String Quartet No 1 'In memoriam …'
String Quartet No 1 is in memory of two close friends who died within a short time of each other. In May, 1987 Barry Anderson (52) died unexpectedly a few hours after the disastrous Paris premiere of his new IRCAM commission, ARC, for bass clarinet, string quartet and electronics. The following year Tomasz Sikorski (49) lost his long battle with alcoholism. He died alone in his dreary Warsaw flat, slumped over his desk undiscovered for over a week. Both men were fine composers with growing international reputations.

Barry Anderson’s music was firmly based in the post-Webern idiom, dissonant but elegantly crafted with brilliant computer generated sounds. He was refined, urbane and dapper. Tomasz Sikorski was not. He was well known as a difficult character. His personal life and his music were battlefields with considerable collateral damage. His musical idiom was minimalism but in his hands repetition was more to bludgeon than to entertain.

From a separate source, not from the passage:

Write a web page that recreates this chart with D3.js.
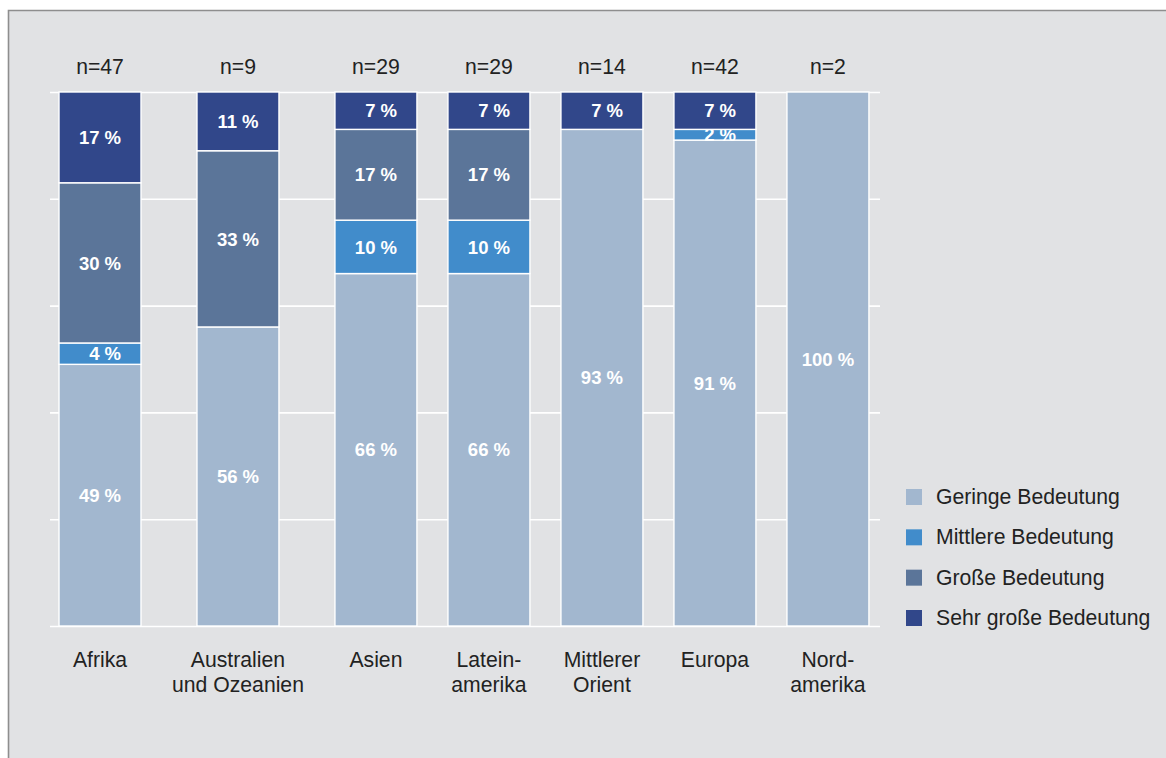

String Quartet No 1 'In memoriam …' is based on a metaphor of ‘white noise’ as the Life’s last breath and uses short thematic and harmonic material from each composers’ works: Barry Anderson’s ARC (1987) and Tomasz Sikorski’s Holzwege (1972) for orchestra. The opening bars of Holzwege (‘Paths to Nowhere’) are quoted in the closing bars of the quartet.

Although the work was premiered by The Mistry Quartet in 1989 it underwent considerable change and development with the numerous subsequent performances by The Smith Quartet. Their performances culminated in the composer’s final version which they premiered at London’s South Bank Centre in 1993. The work was recorded a few weeks later during a late night session in a lonely north London church. About half way through the session a body was delivered which lay in state just in front of them flickering in pale candlelight.